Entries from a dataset

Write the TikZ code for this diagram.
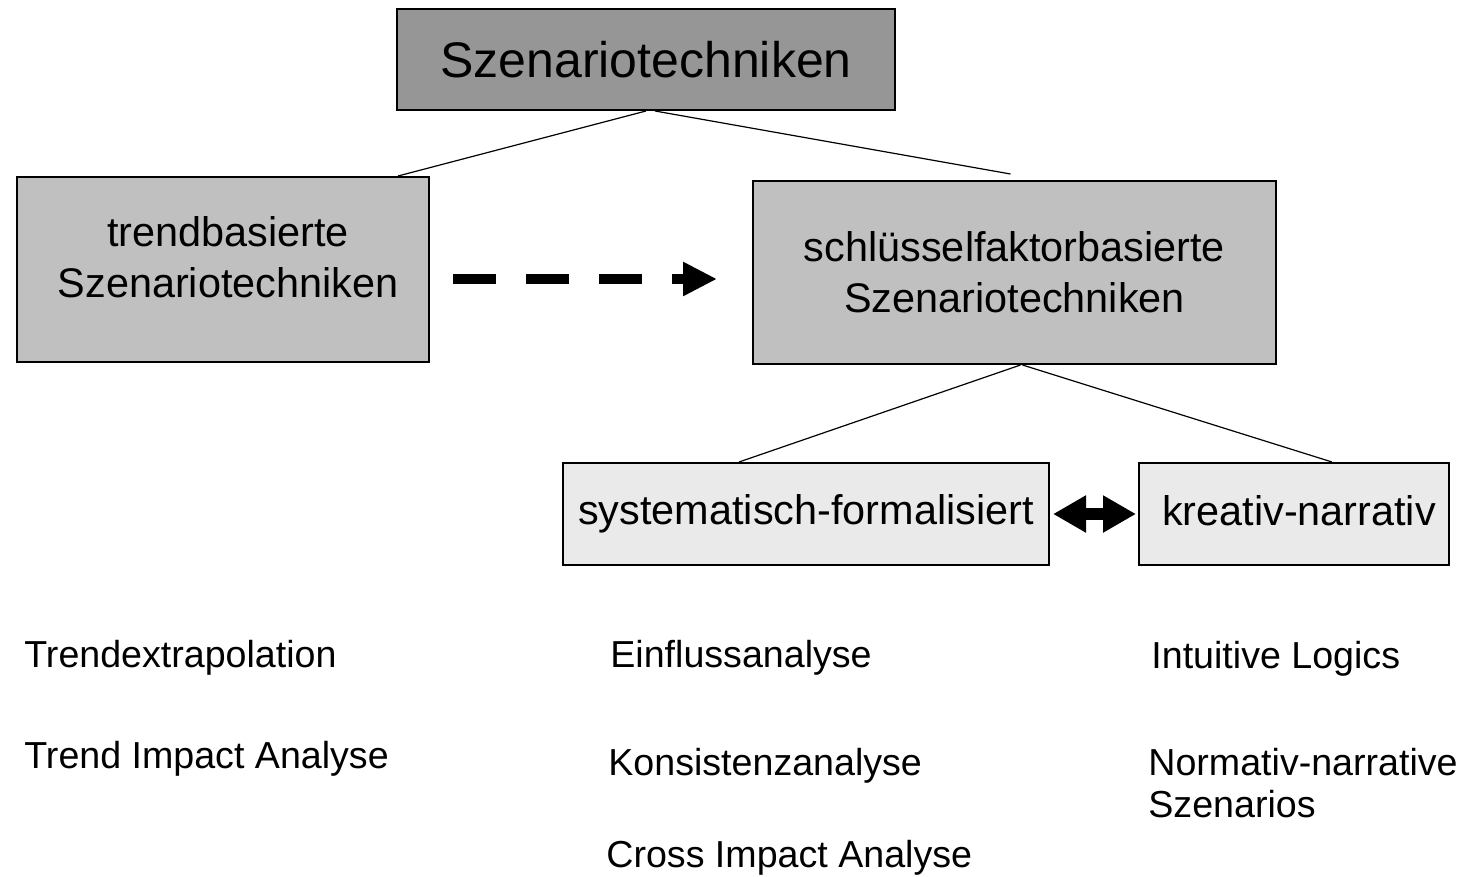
\documentclass[tikz,border=0pt]{standalone}
\usepackage{fontspec}
\setmainfont{Liberation Sans}
\usetikzlibrary{arrows.meta}
\definecolor{topgray}{HTML}{969696}
\definecolor{midgray}{HTML}{C0C0C0}
\definecolor{lowgray}{HTML}{EAEAEA}
\tikzset{
  boxbase/.style={draw=black, line width=1pt, inner sep=0pt, align=center},
  topbox/.style={boxbase, fill=topgray, font=\fontsize{25}{30}\selectfont},
  midbox/.style={boxbase, fill=midgray, font=\fontsize{20.7}{25.5}\selectfont},
  lowbox/.style={boxbase, fill=lowgray, font=\fontsize{20.7}{25.5}\selectfont},
  boxtext/.style={inner sep=0pt, align=center, font=\fontsize{20.7}{25.5}\selectfont},
  item/.style={inner sep=0pt, anchor=base west, align=left, font=\fontsize{18.8}{21}\selectfont},
  link/.style={line width=0.6pt, draw=black},
  bigdash/.style={line width=5pt, dash pattern=on 21.5pt off 15pt, -{Triangle[length=17pt,width=16pt]}},
  bigdouble/.style={line width=6pt, {Triangle[length=16.5pt,width=17.5pt]}-{Triangle[length=16.5pt,width=17.5pt]}}
}
\begin{document}
\begin{tikzpicture}[x=0.5pt,y=-0.5pt]
\useasboundingbox (0,0) rectangle (1460,877);
% boxes
\node[topbox, minimum width=249pt, minimum height=50.5pt] (top) at (646,59.5) {Szenariotechniken};
\node[midbox, minimum width=206pt, minimum height=92.5pt] (trend) at (223,269.5) {};
\node[boxtext] (trendtxt) at (228,257) {trendbasierte\\Szenariotechniken};
\node[midbox, minimum width=261.5pt, minimum height=91.5pt] (schl) at (1014.5,272.5) {schlüsselfaktorbasierte\\Szenariotechniken};
\node[lowbox, minimum width=243pt, minimum height=51pt] (syst) at (806,514) {systematisch-formalisiert};
\node[lowbox, minimum width=155pt, minimum height=51pt] (krea) at (1294,514) {};
\node[boxtext] (kreatxt) at (1299,511) {kreativ-narrativ};
% connectors
\draw[link] (top.south) -- ([xshift=-16pt]trend.north east);
\draw[link] ([xshift=4.5pt]top.south) -- ([xshift=-2pt,yshift=3pt]schl.north);
\draw[link] ([xshift=3pt]schl.south) -- ([xshift=-33.5pt]syst.north);
\draw[link] ([xshift=4pt]schl.south) -- ([xshift=19pt]krea.north);
\coordinate (da1) at (453,279);
\coordinate (da2) at (717,279);
\draw[bigdash] (da1) -- (da2);
\draw[bigdouble] ([xshift=1.5pt]syst.east) -- ([xshift=-1pt]krea.west);
% items
\node[item] (i1) at (24,667) {Trendextrapolation};
\node[item] (i2) at (24,768) {Trend Impact Analyse};
\node[item] (i3) at (610,667) {Einflussanalyse};
\node[item] (i4) at (608,775) {Konsistenzanalyse};
\node[item] (i5) at (606,867) {Cross Impact Analyse};
\node[item] (i6) at (1151,668) {Intuitive Logics};
\node[item] (i7) at (1148,817) {Normativ-narrative\\Szenarios};
\end{tikzpicture}
\end{document}
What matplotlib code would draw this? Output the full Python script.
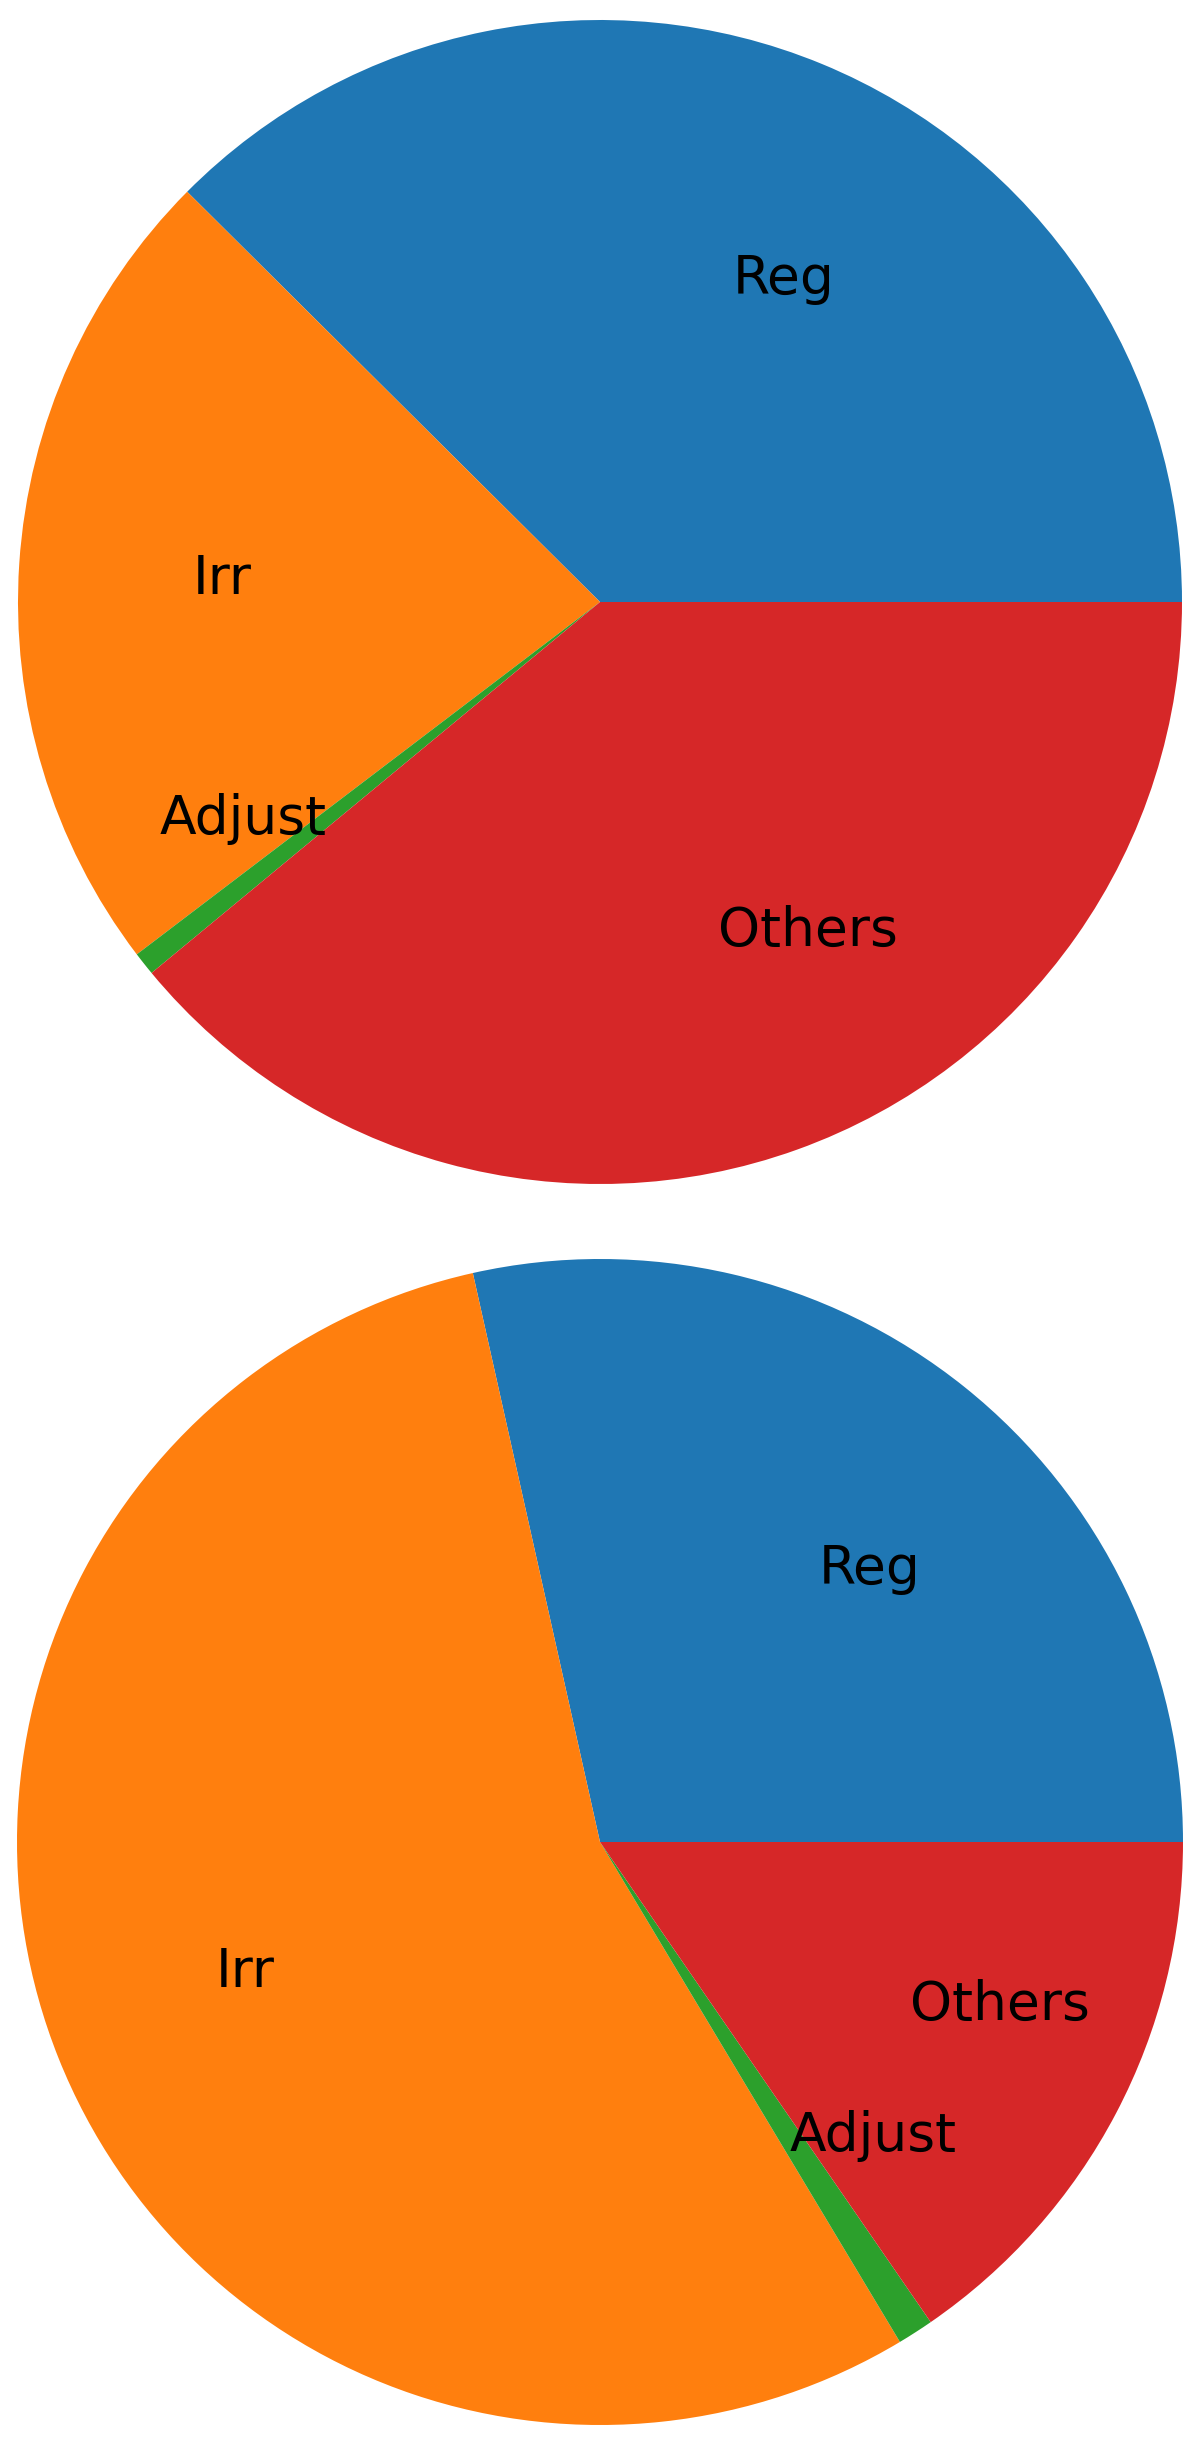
import matplotlib
matplotlib.use("Agg")
import matplotlib.pyplot as plt

# shares (percent)
labels = ["Reg", "Irr", "Adjust", "Others"]
top_shares = [37.55, 22.8, 0.65, 39.0]
bottom_shares = [28.5, 55.1, 1.0, 15.4]
colors = ["#1f77b4", "#ff7f0e", "#2ca02c", "#d62728"]

W, H = 1200, 2439
fig = plt.figure(figsize=(W / 100, H / 100), dpi=100)


def pie_axes(cx, cy, r):
    # cx, cy, r in pixels measured from the top-left corner
    return fig.add_axes([(cx - r) / W, (H - cy - r) / H, 2 * r / W, 2 * r / H])


for (cx, cy, r), shares in [((600, 602, 582), top_shares),
                            ((600, 1842, 583), bottom_shares)]:
    ax = pie_axes(cx, cy, r)
    ax.pie(shares, labels=labels, colors=colors, labeldistance=0.6,
           textprops={"fontsize": 38.5})
    ax.set_xlim(-1, 1)
    ax.set_ylim(-1, 1)
    ax.set_aspect("auto")
    ax.axis("off")

fig.savefig("out.png", dpi=100)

• Description of the task
Identify and copy the lines holding the word "draw".

• Full answer
  boxbase/.style={draw=black, line width=1pt, inner sep=0pt, align=center},
  link/.style={line width=0.6pt, draw=black},
\draw[link] (top.south) -- ([xshift=-16pt]trend.north east);
\draw[link] ([xshift=4.5pt]top.south) -- ([xshift=-2pt,yshift=3pt]schl.north);
\draw[link] ([xshift=3pt]schl.south) -- ([xshift=-33.5pt]syst.north);
\draw[link] ([xshift=4pt]schl.south) -- ([xshift=19pt]krea.north);
\draw[bigdash] (da1) -- (da2);
\draw[bigdouble] ([xshift=1.5pt]syst.east) -- ([xshift=-1pt]krea.west);
What matplotlib code would draw this? Output the full Python script.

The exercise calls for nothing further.